CMA Exposes 'Rocket and Feather' Fuel Pricing as Drivers Overpay Millions
Drivers overcharged as fuel profit margins soar, CMA finds

Millions of British drivers are being overcharged for fuel, paying significantly more at the pump than they should be, according to a damning new report from the Competition and Markets Authority (CMA). The watchdog has accused petrol stations of profiteering, revealing that profit margins have grown to 'historically high' levels while wholesale costs have fallen.

'Rocket and Feather' Pricing Leaves Drivers Out of Pocket

The CMA's investigation confirms a long-standing complaint from motorists and campaigners known as 'rocket and feather' pricing. This is where retailers are quick to hike pump prices when wholesale costs rise but notoriously slow to pass on savings when those costs drop. The AA highlighted a stark example: since late November, the wholesale cost of petrol fell by more than 7p per litre, which should have translated to a saving of around 8.4p per litre including VAT. Instead, the average pump price dropped by less than a penny.

Dan Turnbull, the CMA's senior director of markets, stated unequivocally: 'Fuel margins remain at persistently high levels - and our new analysis shows operating costs do not explain this. This indicates competition in the sector is weak - if it was working well, drivers could see lower prices at the pump.'

Supermarket and Forecourt Margins Under the Microscope

The regulator's deep dive into retailers' costs uncovered a worrying trend of expanding profits. It found that supermarkets' profit margins on fuel doubled between 2020 and 2024, and were on course to increase further in the first half of 2025, exceeding 6%. The situation is even more pronounced at other, non-supermarket forecourts.

For these operators, average margins mostly ranged between 8% and 10% from January 2023 to June 2025, but spiked to a high of 10.6% in March 2025. In monetary terms, non-supermarket margins averaged 11.1p per litre for 2025 to date, up from 10.8p in 2024. The CMA explicitly rejected claims from the fuel retailers' trade association that rising operating costs were to blame for these elevated margins.

Christmas Travel Hit by High Prices

The findings come at a critical time, as families across the UK fill up their tanks for long journeys over the Christmas break. The AA lamented that 'millions of drivers take to the road for Christmas and are being overcharged for their fuel.' Simon Williams, the RAC's head of policy, said many drivers would be sadly unsurprised by the CMA's conclusions, given the large price variations they see between different areas.

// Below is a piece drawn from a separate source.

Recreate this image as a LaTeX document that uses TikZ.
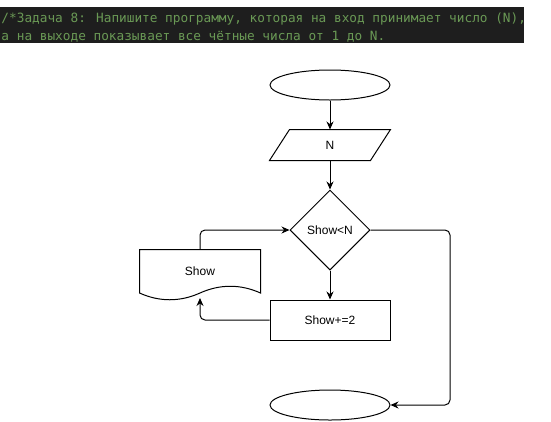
\documentclass[tikz,border=0pt]{standalone}
\usepackage{fontspec}
\setmainfont{Liberation Sans}
\newfontfamily\codefont{DejaVu Sans Mono}
\usetikzlibrary{shapes.geometric,arrows.meta}
\definecolor{codebg}{HTML}{1E1E1E}
\definecolor{codegreen}{HTML}{6A9955}
\begin{document}
\begin{tikzpicture}[x=1pt,y=-1pt,line width=1pt,
  font=\fontsize{12}{14}\selectfont,
  every node/.style={inner sep=0pt},
  term/.style={ellipse,draw,minimum width=120pt,minimum height=30pt},
  proc/.style={rectangle,draw,minimum width=120pt,minimum height=40pt},
  cond/.style={diamond,draw,minimum width=80pt,minimum height=80pt,aspect=1},
  flow/.style={-{Stealth[length=8pt,width=7pt]},rounded corners=5pt}]
\useasboundingbox (0,0) rectangle (551,421);
% comment banner
\fill[codebg] (0,7) rectangle (524,43);
\node[anchor=base west,text=codegreen,font=\codefont\fontsize{12.75}{15}\selectfont]
  (line1) at (1,22) {/*Задача 8: Напишите программу, которая на вход принимает число (N),};
\node[anchor=base west,text=codegreen,font=\codefont\fontsize{12.75}{15}\selectfont]
  (line2) at (1,40) {а на выходе показывает все чётные числа от 1 до N.};
% flowchart
\node[term] (start) at (330,85) {};
\node[minimum width=120pt,minimum height=30pt] (input) at (330,145) {N};
\draw ([xshift=20pt]input.north west) -- (input.north east)
  -- ([xshift=-20pt]input.south east) -- (input.south west) -- cycle;
\node[cond] (check) at (330,230) {Show<N};
\node[proc] (step2) at (330,320) {Show+=2};
\node[minimum width=120pt,minimum height=42.5pt] (show) at (200,271.25) {Show};
\draw (show.north west) -- (show.north east) -- (show.south east)
  .. controls +(-20,-9) and +(20,-9) .. (show.south)
  .. controls +(-20,9) and +(20,9) .. (show.south west) -- cycle;
\node[term] (stop) at (330,405) {};
\coordinate (bend) at (450,230);
\draw[flow] (start) -- (input);
\draw[flow] (input) -- (check);
\draw[flow] (check) -- (step2);
\draw[flow] (step2.west) -| ([yshift=-5pt]show.south);
\draw[flow] (show.north) |- (check.west);
\draw[flow] (check.east) -- (bend) |- (stop.east);
\end{tikzpicture}
\end{document}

Hope on the Horizon? The Government's Fuel Finder Scheme

One key solution being championed by the CMA is a new government-led 'fuel finder' scheme, expected to launch early next year. This tool would allow drivers to check online and via apps to locate the cheapest forecourts in their area, thereby injecting much-needed competition into the market.

Both the AA and RAC have expressed hope that this scheme, combined with the CMA's ongoing scrutiny, will finally lead to fairer prices. However, they stress that currently, drivers are 'being taken for a ride at the pumps'. The report also notes that a change in pricing strategy by major supermarkets, notably Asda and to some extent Morrisons, has contributed to less aggressive competition in recent years.

The CMA's report, which builds on its earlier market study completed in July 2023, serves as a stark warning to the industry. While pump prices have reduced since that study, the underlying issue of inflated profit margins remains unresolved, costing UK motorists millions.